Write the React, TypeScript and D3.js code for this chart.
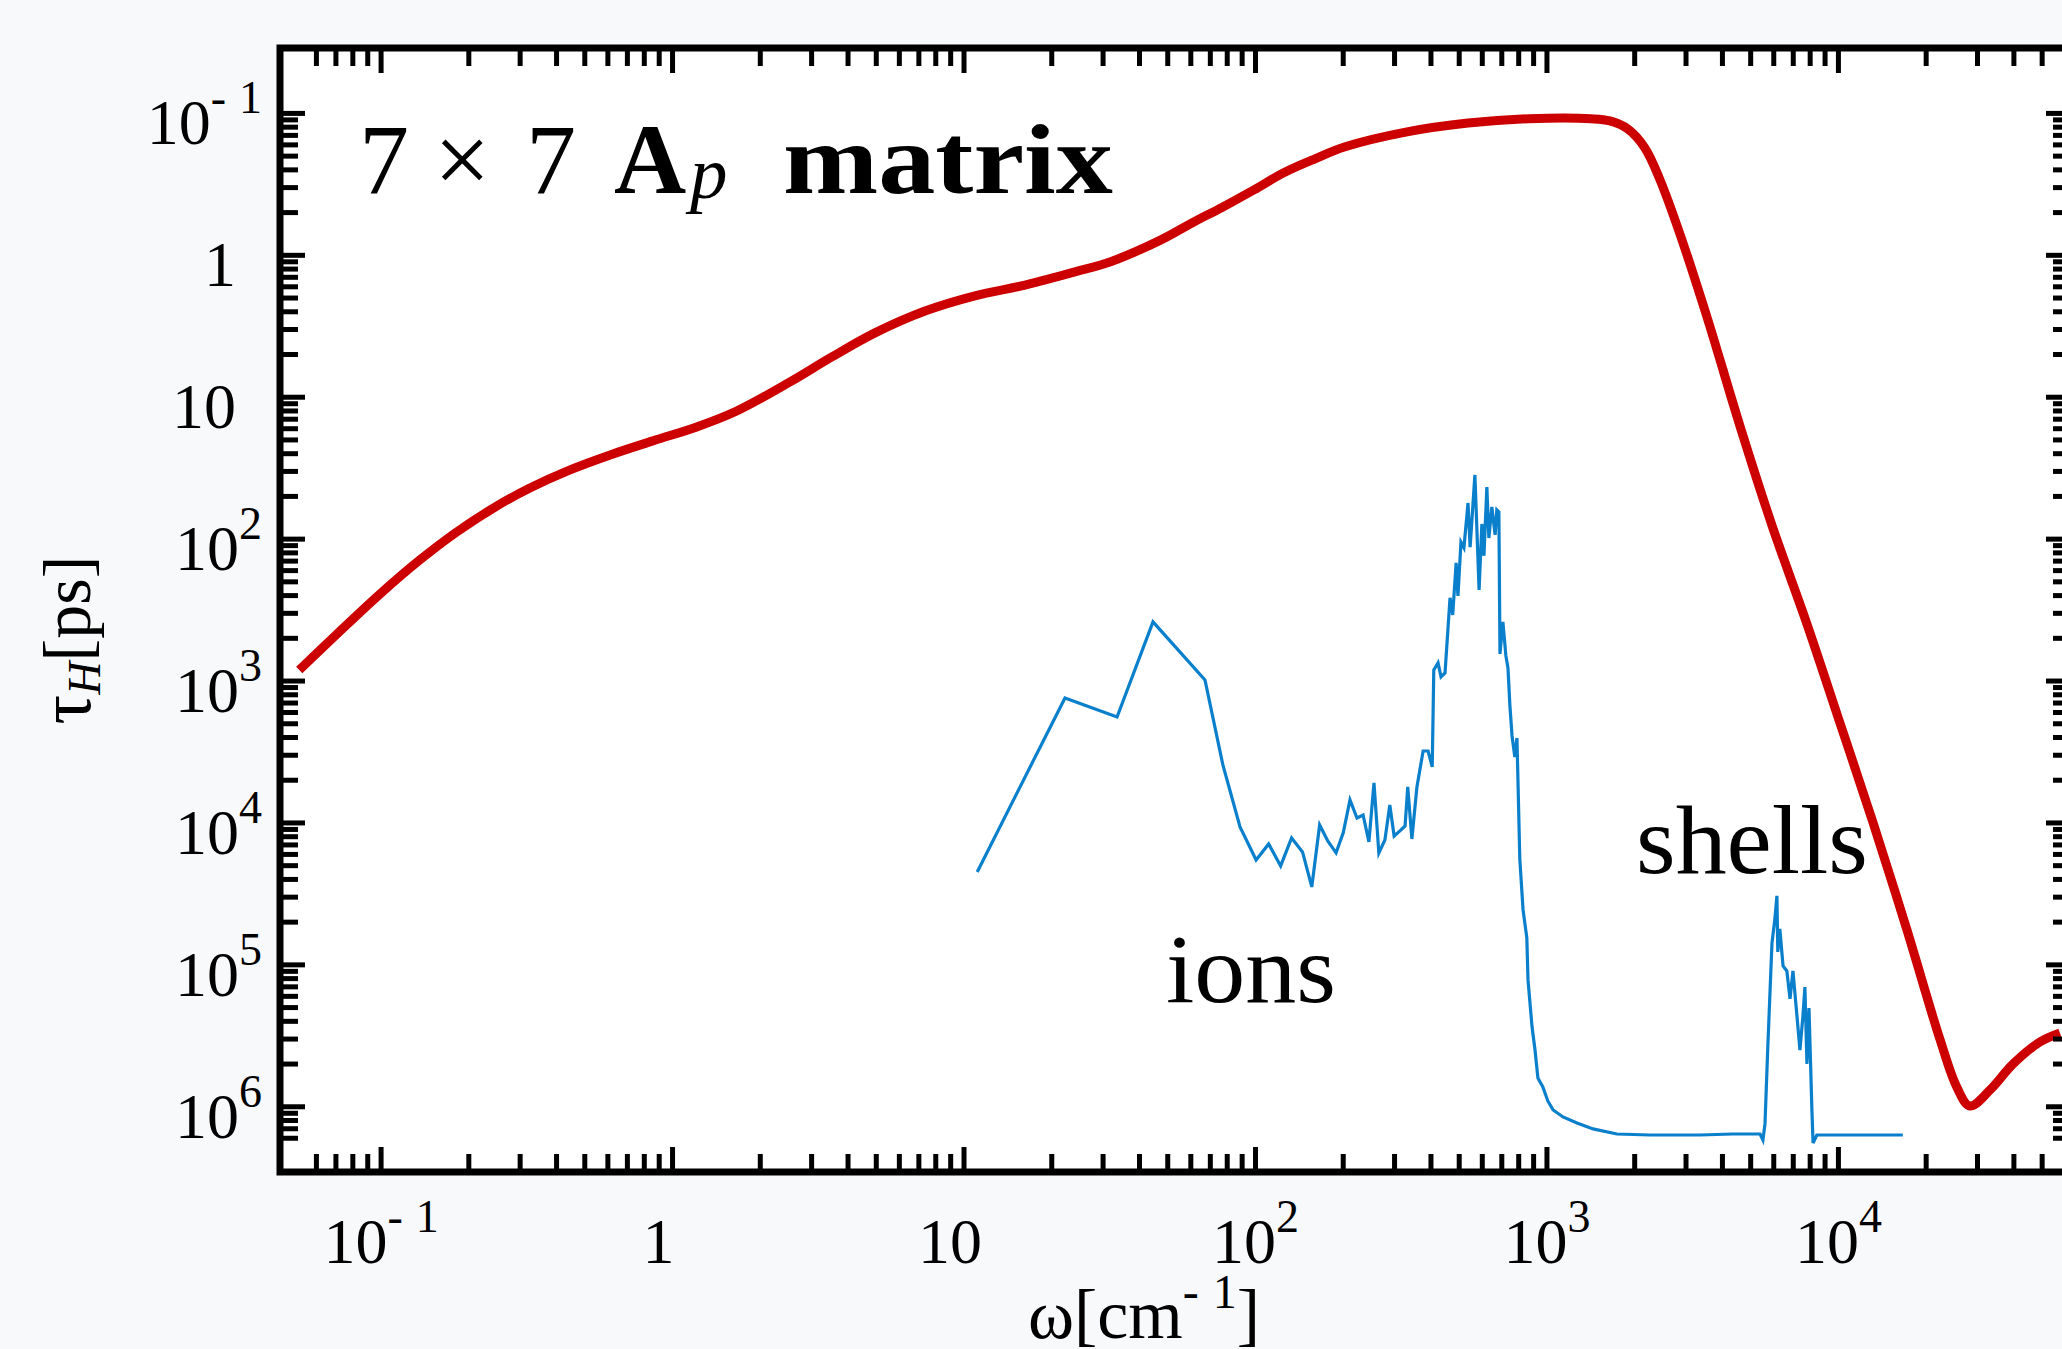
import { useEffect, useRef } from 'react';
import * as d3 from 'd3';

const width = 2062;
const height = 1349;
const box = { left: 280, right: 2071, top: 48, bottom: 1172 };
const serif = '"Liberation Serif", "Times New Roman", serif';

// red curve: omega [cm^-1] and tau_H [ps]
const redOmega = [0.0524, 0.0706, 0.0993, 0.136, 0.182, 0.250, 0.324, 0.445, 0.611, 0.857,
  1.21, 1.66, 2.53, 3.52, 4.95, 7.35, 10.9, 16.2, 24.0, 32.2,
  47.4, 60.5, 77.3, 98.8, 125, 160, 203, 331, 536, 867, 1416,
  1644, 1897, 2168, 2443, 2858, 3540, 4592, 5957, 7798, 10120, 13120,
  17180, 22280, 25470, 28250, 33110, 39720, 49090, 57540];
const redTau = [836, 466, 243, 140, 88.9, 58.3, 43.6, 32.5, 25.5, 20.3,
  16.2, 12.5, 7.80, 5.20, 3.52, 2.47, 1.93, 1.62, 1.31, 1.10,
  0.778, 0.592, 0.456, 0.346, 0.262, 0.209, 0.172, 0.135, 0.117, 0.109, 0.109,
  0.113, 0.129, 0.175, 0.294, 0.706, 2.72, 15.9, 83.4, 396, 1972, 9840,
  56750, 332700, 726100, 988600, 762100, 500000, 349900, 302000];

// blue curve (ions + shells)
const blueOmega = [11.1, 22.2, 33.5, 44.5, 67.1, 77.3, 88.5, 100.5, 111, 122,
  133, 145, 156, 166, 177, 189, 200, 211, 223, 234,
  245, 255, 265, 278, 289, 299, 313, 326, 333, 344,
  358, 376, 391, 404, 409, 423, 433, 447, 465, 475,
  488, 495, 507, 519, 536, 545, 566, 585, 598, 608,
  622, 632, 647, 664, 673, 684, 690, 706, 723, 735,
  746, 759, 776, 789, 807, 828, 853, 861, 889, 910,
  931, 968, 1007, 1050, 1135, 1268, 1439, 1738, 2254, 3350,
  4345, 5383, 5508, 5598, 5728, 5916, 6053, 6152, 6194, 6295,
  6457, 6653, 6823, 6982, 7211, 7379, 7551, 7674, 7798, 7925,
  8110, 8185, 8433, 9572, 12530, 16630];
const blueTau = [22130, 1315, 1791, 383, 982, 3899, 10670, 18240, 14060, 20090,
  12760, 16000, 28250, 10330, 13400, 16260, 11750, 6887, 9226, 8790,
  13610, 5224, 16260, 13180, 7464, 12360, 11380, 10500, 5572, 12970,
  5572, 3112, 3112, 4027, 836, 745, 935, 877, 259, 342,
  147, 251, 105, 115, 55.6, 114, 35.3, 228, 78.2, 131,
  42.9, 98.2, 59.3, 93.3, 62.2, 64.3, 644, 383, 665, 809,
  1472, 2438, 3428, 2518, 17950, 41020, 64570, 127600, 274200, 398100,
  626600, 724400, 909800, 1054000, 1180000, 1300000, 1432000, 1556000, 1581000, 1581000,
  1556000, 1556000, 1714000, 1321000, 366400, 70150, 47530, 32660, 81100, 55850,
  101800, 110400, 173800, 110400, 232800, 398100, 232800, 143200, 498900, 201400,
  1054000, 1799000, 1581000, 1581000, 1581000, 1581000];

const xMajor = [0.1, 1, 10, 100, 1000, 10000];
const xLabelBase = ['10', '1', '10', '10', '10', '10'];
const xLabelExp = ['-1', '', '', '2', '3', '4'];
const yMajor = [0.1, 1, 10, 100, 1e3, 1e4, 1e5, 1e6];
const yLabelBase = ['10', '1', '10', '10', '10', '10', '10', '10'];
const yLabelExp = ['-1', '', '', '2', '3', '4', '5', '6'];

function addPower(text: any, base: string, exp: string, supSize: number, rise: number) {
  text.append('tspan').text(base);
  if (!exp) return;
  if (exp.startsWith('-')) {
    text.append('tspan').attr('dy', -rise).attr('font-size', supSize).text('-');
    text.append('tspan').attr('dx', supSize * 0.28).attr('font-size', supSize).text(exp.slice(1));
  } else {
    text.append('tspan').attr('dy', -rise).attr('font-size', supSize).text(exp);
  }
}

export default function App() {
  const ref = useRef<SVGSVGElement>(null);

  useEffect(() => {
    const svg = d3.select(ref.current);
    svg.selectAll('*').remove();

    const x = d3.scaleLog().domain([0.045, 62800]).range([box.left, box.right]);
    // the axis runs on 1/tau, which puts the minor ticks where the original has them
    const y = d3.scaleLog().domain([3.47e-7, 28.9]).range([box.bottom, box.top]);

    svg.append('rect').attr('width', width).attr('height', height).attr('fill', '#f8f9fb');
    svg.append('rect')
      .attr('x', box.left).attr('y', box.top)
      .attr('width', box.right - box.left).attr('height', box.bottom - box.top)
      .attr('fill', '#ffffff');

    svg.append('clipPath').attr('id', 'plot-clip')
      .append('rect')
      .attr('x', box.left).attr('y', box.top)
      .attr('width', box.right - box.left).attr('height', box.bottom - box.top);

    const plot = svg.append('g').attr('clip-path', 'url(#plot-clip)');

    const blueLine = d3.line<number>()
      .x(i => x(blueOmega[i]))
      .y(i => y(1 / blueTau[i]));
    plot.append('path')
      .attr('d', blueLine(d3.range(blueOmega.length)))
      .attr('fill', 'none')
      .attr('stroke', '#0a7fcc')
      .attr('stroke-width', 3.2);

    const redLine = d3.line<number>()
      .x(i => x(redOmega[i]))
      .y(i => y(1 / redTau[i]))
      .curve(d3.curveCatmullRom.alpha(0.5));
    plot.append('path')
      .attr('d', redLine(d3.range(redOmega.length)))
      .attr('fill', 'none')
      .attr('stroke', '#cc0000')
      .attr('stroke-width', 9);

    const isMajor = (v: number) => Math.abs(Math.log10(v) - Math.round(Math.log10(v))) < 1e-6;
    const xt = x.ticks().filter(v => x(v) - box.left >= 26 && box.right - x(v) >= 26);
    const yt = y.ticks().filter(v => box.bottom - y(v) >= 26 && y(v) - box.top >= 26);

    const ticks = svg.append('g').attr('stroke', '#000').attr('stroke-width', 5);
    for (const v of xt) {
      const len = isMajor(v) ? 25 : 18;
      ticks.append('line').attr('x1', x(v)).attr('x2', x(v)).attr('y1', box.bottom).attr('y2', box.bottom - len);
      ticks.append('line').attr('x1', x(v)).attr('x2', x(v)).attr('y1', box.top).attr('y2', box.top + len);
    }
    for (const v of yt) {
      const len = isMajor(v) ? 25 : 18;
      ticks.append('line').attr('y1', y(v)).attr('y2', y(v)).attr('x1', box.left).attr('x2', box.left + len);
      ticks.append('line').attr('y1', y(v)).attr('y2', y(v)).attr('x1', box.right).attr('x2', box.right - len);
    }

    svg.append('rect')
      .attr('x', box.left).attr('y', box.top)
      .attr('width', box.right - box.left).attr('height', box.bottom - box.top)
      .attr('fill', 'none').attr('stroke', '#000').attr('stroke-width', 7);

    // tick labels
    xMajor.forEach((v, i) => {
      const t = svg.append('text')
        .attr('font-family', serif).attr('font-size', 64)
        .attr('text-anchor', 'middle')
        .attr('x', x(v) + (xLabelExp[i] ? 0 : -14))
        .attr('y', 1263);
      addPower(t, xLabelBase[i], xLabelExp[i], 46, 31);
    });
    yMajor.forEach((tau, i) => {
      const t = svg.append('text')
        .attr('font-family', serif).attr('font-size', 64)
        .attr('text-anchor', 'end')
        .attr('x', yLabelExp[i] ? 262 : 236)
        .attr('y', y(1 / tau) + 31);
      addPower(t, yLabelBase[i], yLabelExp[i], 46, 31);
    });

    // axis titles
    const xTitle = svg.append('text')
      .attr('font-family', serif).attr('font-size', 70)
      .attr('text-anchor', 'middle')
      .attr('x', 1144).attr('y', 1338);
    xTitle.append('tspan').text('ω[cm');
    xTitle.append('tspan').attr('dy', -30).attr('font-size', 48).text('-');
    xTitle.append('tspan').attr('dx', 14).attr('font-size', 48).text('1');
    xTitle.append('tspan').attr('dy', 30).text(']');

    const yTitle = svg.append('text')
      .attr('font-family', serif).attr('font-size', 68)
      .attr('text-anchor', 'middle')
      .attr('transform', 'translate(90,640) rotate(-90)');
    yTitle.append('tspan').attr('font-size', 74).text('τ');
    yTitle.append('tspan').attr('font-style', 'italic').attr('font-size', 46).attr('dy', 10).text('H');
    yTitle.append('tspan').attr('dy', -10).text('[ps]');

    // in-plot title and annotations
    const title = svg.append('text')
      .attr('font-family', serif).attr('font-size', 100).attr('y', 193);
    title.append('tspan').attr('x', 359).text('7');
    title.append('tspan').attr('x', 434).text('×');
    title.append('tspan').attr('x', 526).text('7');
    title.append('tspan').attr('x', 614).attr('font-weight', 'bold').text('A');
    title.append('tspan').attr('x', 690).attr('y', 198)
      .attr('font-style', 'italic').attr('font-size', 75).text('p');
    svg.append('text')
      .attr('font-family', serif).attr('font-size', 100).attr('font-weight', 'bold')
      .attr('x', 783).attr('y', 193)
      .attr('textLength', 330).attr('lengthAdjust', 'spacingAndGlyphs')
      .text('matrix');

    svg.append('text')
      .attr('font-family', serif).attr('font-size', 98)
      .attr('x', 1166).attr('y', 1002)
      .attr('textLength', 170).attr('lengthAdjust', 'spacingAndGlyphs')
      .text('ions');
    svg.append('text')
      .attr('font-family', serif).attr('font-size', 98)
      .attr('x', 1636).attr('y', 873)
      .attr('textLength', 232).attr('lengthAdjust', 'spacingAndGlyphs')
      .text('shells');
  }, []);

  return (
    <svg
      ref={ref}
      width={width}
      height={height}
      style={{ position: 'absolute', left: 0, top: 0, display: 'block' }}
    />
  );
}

........

Please repeat exactly the data above from its first line to the line that contains "56750, 332700, 726100, 988600, 762100, 500000, 349900, 302000];", inclusive, and leave every picture out.

Write the React, TypeScript and D3.js code for this chart.
import { useEffect, useRef } from 'react';
import * as d3 from 'd3';

const width = 2062;
const height = 1349;
const box = { left: 280, right: 2071, top: 48, bottom: 1172 };
const serif = '"Liberation Serif", "Times New Roman", serif';

// red curve: omega [cm^-1] and tau_H [ps]
const redOmega = [0.0524, 0.0706, 0.0993, 0.136, 0.182, 0.250, 0.324, 0.445, 0.611, 0.857,
  1.21, 1.66, 2.53, 3.52, 4.95, 7.35, 10.9, 16.2, 24.0, 32.2,
  47.4, 60.5, 77.3, 98.8, 125, 160, 203, 331, 536, 867, 1416,
  1644, 1897, 2168, 2443, 2858, 3540, 4592, 5957, 7798, 10120, 13120,
  17180, 22280, 25470, 28250, 33110, 39720, 49090, 57540];
const redTau = [836, 466, 243, 140, 88.9, 58.3, 43.6, 32.5, 25.5, 20.3,
  16.2, 12.5, 7.80, 5.20, 3.52, 2.47, 1.93, 1.62, 1.31, 1.10,
  0.778, 0.592, 0.456, 0.346, 0.262, 0.209, 0.172, 0.135, 0.117, 0.109, 0.109,
  0.113, 0.129, 0.175, 0.294, 0.706, 2.72, 15.9, 83.4, 396, 1972, 9840,
  56750, 332700, 726100, 988600, 762100, 500000, 349900, 302000];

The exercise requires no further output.